In practice, even in the best of democracies, governments are unlikely to get voted in/out on the single issue of a minor asset because of the multidimensional factors of voting mentioned by Shannon Love — unless one invokes a referendum.
A good posting, pointing out some interesting things.
It shows an advantage of your approach – carefully reading the leftists (for want of better word), over mine (reading them only if I have to for some specific purpose).
Once upon a time there was a lefty named Nick Cohen. Sometime arround the build up to the Iraq war Nick started to realise there was a difference between him and his comrades. He couldn’t, at first, see what it was, but slowly, slowly it dawned on him: he was a decent human being and they were defective scum. For a few years he consoled himself with the thought that he, David Aaronivitch and this guy he met on the train once represented the “real left” wheras every other self-declared leftist was, on point of fact, a closet Tory.
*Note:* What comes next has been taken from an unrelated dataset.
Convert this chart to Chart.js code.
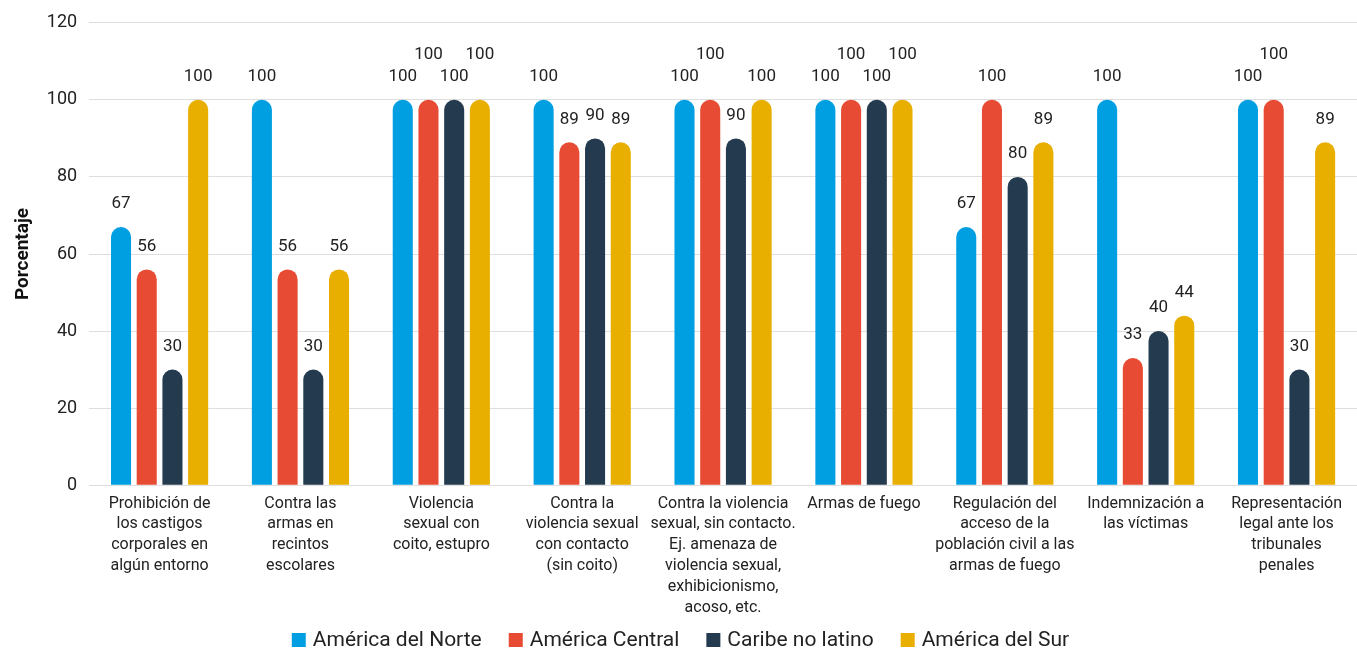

Poor Nick struggled and struggled to maintain this beautiful fiction for years, but cracks began to show. “Is it right to steal people’s money at waste it in vast quantities?” he began to ask. “Perhaps not,” said the inistent voice in the back of his mind.
Leading the libertarian hordes in a victorious march on Westiminster, Nick thought “dayum, it seems so obvious now!”.
Verily a fable for our times.
Cohen is a good writer and his admission that as a leftie, he feels less upset about the NHS monstrosity than Farepak does him a modest amount of credit. One wonders if Cohen keeps thinking such thoughts, that eventual wisdom will break through, as it did for other former leftists like Paul Johnson, the late Bernard Levin, and others. Just to plant the seed of doubt in such minds is an achievement in itself.
This gets me thinking about how blogs like this one can play a part. As Perry has done with his “meta-context” idea, just getting some of the message into leftists’ and right-wing collectivists’ heads is a start. It is not intellectual victory, but victories in the battle of ideas are rarely won decisively, as in the Battle of Waterloo. It is a messier, more drawn-out process.
Cohen, like other maverick lefties such as Christopher Hitchens or some of the Spiked crowd, are on the whole, part of the whole post-Englightenment liberal tradition that we need to embrace and encourage.